WHAT YOU WILL DO: Copy out every record below exactly as written, but leave out any pictures.

(begin)

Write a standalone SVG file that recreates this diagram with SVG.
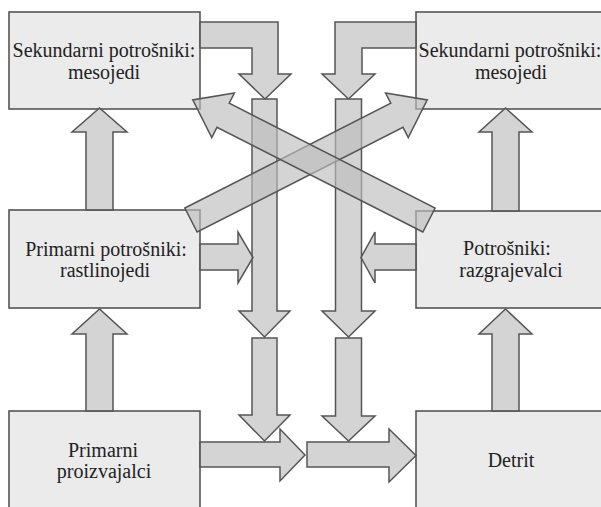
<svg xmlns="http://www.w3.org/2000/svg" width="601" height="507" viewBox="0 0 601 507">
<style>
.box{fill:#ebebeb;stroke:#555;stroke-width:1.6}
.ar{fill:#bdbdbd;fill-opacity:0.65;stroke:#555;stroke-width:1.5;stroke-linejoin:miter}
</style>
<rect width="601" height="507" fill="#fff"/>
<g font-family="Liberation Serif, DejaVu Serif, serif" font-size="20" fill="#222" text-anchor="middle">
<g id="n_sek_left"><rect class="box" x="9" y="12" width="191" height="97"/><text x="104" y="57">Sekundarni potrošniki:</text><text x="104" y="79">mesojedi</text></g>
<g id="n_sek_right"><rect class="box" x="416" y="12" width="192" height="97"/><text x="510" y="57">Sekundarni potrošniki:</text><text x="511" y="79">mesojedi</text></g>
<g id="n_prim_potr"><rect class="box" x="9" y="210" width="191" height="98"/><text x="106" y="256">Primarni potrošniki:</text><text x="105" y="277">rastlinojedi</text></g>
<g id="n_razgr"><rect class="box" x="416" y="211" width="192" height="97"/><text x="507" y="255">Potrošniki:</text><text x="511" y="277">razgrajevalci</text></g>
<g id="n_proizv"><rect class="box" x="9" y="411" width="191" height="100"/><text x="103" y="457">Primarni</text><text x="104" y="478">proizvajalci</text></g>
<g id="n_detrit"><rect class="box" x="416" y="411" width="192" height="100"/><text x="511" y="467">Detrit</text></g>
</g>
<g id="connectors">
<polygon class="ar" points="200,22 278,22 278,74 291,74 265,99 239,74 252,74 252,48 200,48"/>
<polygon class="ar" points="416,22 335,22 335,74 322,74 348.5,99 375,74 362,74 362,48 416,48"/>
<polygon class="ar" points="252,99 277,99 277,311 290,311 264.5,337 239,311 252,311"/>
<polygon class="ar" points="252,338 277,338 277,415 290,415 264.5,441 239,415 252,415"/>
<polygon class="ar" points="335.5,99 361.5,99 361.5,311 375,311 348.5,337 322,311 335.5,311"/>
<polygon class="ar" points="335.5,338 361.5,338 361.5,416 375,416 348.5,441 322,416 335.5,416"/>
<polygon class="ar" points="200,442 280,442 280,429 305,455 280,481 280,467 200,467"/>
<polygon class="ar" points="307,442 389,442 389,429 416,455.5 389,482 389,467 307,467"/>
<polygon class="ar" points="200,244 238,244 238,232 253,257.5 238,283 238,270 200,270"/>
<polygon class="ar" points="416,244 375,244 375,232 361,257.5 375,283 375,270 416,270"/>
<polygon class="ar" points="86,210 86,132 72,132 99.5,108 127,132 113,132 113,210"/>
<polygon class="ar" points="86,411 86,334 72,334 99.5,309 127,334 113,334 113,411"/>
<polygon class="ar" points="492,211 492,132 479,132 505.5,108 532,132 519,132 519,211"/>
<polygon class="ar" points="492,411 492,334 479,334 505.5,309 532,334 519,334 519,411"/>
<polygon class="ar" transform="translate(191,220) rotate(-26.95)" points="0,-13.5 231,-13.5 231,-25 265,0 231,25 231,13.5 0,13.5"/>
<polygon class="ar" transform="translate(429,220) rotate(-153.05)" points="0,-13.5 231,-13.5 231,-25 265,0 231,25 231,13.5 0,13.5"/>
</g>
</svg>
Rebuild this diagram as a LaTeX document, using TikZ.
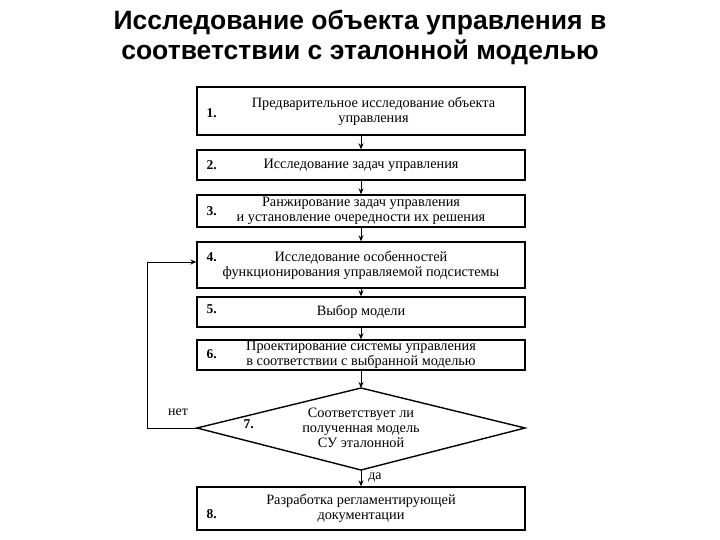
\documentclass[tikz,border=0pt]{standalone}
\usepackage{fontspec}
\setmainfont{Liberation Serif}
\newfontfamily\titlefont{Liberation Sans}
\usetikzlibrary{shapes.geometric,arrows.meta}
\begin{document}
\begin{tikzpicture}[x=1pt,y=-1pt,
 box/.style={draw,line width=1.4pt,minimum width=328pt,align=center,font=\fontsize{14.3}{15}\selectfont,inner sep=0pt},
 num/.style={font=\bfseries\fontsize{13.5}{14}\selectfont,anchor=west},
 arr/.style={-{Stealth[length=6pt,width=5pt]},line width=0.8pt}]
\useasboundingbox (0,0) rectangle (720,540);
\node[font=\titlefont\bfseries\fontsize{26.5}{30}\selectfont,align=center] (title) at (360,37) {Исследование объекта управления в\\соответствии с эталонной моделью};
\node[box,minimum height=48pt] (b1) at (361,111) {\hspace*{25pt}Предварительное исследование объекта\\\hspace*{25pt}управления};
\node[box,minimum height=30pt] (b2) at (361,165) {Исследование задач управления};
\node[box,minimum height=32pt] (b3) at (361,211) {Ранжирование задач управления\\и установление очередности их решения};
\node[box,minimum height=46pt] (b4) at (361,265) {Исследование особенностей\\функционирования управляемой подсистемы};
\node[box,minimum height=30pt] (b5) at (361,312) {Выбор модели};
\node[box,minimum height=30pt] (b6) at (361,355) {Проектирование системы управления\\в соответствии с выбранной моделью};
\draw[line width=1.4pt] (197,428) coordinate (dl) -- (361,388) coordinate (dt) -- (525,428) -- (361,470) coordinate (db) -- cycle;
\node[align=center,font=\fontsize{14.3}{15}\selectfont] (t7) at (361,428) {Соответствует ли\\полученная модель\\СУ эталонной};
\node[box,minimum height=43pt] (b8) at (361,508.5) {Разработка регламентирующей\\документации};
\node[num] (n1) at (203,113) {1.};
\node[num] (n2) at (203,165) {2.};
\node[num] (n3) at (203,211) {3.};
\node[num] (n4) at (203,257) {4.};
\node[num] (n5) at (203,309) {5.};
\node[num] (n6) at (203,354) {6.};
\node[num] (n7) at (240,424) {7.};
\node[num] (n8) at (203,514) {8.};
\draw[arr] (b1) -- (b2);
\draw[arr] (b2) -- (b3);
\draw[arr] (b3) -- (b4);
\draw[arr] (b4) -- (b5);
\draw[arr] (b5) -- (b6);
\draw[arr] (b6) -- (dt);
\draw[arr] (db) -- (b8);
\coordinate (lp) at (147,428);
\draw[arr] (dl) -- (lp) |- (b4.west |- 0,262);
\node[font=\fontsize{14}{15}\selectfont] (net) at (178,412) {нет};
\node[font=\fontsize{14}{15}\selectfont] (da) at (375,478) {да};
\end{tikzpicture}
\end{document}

(end)

WRITTEN ANSWER:
Write a standalone SVG file that recreates this diagram with SVG.
<svg xmlns="http://www.w3.org/2000/svg" width="601" height="507" viewBox="0 0 601 507">
<style>
.box{fill:#ebebeb;stroke:#555;stroke-width:1.6}
.ar{fill:#bdbdbd;fill-opacity:0.65;stroke:#555;stroke-width:1.5;stroke-linejoin:miter}
</style>
<rect width="601" height="507" fill="#fff"/>
<g font-family="Liberation Serif, DejaVu Serif, serif" font-size="20" fill="#222" text-anchor="middle">
<g id="n_sek_left"><rect class="box" x="9" y="12" width="191" height="97"/><text x="104" y="57">Sekundarni potrošniki:</text><text x="104" y="79">mesojedi</text></g>
<g id="n_sek_right"><rect class="box" x="416" y="12" width="192" height="97"/><text x="510" y="57">Sekundarni potrošniki:</text><text x="511" y="79">mesojedi</text></g>
<g id="n_prim_potr"><rect class="box" x="9" y="210" width="191" height="98"/><text x="106" y="256">Primarni potrošniki:</text><text x="105" y="277">rastlinojedi</text></g>
<g id="n_razgr"><rect class="box" x="416" y="211" width="192" height="97"/><text x="507" y="255">Potrošniki:</text><text x="511" y="277">razgrajevalci</text></g>
<g id="n_proizv"><rect class="box" x="9" y="411" width="191" height="100"/><text x="103" y="457">Primarni</text><text x="104" y="478">proizvajalci</text></g>
<g id="n_detrit"><rect class="box" x="416" y="411" width="192" height="100"/><text x="511" y="467">Detrit</text></g>
</g>
<g id="connectors">
<polygon class="ar" points="200,22 278,22 278,74 291,74 265,99 239,74 252,74 252,48 200,48"/>
<polygon class="ar" points="416,22 335,22 335,74 322,74 348.5,99 375,74 362,74 362,48 416,48"/>
<polygon class="ar" points="252,99 277,99 277,311 290,311 264.5,337 239,311 252,311"/>
<polygon class="ar" points="252,338 277,338 277,415 290,415 264.5,441 239,415 252,415"/>
<polygon class="ar" points="335.5,99 361.5,99 361.5,311 375,311 348.5,337 322,311 335.5,311"/>
<polygon class="ar" points="335.5,338 361.5,338 361.5,416 375,416 348.5,441 322,416 335.5,416"/>
<polygon class="ar" points="200,442 280,442 280,429 305,455 280,481 280,467 200,467"/>
<polygon class="ar" points="307,442 389,442 389,429 416,455.5 389,482 389,467 307,467"/>
<polygon class="ar" points="200,244 238,244 238,232 253,257.5 238,283 238,270 200,270"/>
<polygon class="ar" points="416,244 375,244 375,232 361,257.5 375,283 375,270 416,270"/>
<polygon class="ar" points="86,210 86,132 72,132 99.5,108 127,132 113,132 113,210"/>
<polygon class="ar" points="86,411 86,334 72,334 99.5,309 127,334 113,334 113,411"/>
<polygon class="ar" points="492,211 492,132 479,132 505.5,108 532,132 519,132 519,211"/>
<polygon class="ar" points="492,411 492,334 479,334 505.5,309 532,334 519,334 519,411"/>
<polygon class="ar" transform="translate(191,220) rotate(-26.95)" points="0,-13.5 231,-13.5 231,-25 265,0 231,25 231,13.5 0,13.5"/>
<polygon class="ar" transform="translate(429,220) rotate(-153.05)" points="0,-13.5 231,-13.5 231,-25 265,0 231,25 231,13.5 0,13.5"/>
</g>
</svg>
Rebuild this diagram as a LaTeX document, using TikZ.
\documentclass[tikz,border=0pt]{standalone}
\usepackage{fontspec}
\setmainfont{Liberation Serif}
\newfontfamily\titlefont{Liberation Sans}
\usetikzlibrary{shapes.geometric,arrows.meta}
\begin{document}
\begin{tikzpicture}[x=1pt,y=-1pt,
 box/.style={draw,line width=1.4pt,minimum width=328pt,align=center,font=\fontsize{14.3}{15}\selectfont,inner sep=0pt},
 num/.style={font=\bfseries\fontsize{13.5}{14}\selectfont,anchor=west},
 arr/.style={-{Stealth[length=6pt,width=5pt]},line width=0.8pt}]
\useasboundingbox (0,0) rectangle (720,540);
\node[font=\titlefont\bfseries\fontsize{26.5}{30}\selectfont,align=center] (title) at (360,37) {Исследование объекта управления в\\соответствии с эталонной моделью};
\node[box,minimum height=48pt] (b1) at (361,111) {\hspace*{25pt}Предварительное исследование объекта\\\hspace*{25pt}управления};
\node[box,minimum height=30pt] (b2) at (361,165) {Исследование задач управления};
\node[box,minimum height=32pt] (b3) at (361,211) {Ранжирование задач управления\\и установление очередности их решения};
\node[box,minimum height=46pt] (b4) at (361,265) {Исследование особенностей\\функционирования управляемой подсистемы};
\node[box,minimum height=30pt] (b5) at (361,312) {Выбор модели};
\node[box,minimum height=30pt] (b6) at (361,355) {Проектирование системы управления\\в соответствии с выбранной моделью};
\draw[line width=1.4pt] (197,428) coordinate (dl) -- (361,388) coordinate (dt) -- (525,428) -- (361,470) coordinate (db) -- cycle;
\node[align=center,font=\fontsize{14.3}{15}\selectfont] (t7) at (361,428) {Соответствует ли\\полученная модель\\СУ эталонной};
\node[box,minimum height=43pt] (b8) at (361,508.5) {Разработка регламентирующей\\документации};
\node[num] (n1) at (203,113) {1.};
\node[num] (n2) at (203,165) {2.};
\node[num] (n3) at (203,211) {3.};
\node[num] (n4) at (203,257) {4.};
\node[num] (n5) at (203,309) {5.};
\node[num] (n6) at (203,354) {6.};
\node[num] (n7) at (240,424) {7.};
\node[num] (n8) at (203,514) {8.};
\draw[arr] (b1) -- (b2);
\draw[arr] (b2) -- (b3);
\draw[arr] (b3) -- (b4);
\draw[arr] (b4) -- (b5);
\draw[arr] (b5) -- (b6);
\draw[arr] (b6) -- (dt);
\draw[arr] (db) -- (b8);
\coordinate (lp) at (147,428);
\draw[arr] (dl) -- (lp) |- (b4.west |- 0,262);
\node[font=\fontsize{14}{15}\selectfont] (net) at (178,412) {нет};
\node[font=\fontsize{14}{15}\selectfont] (da) at (375,478) {да};
\end{tikzpicture}
\end{document}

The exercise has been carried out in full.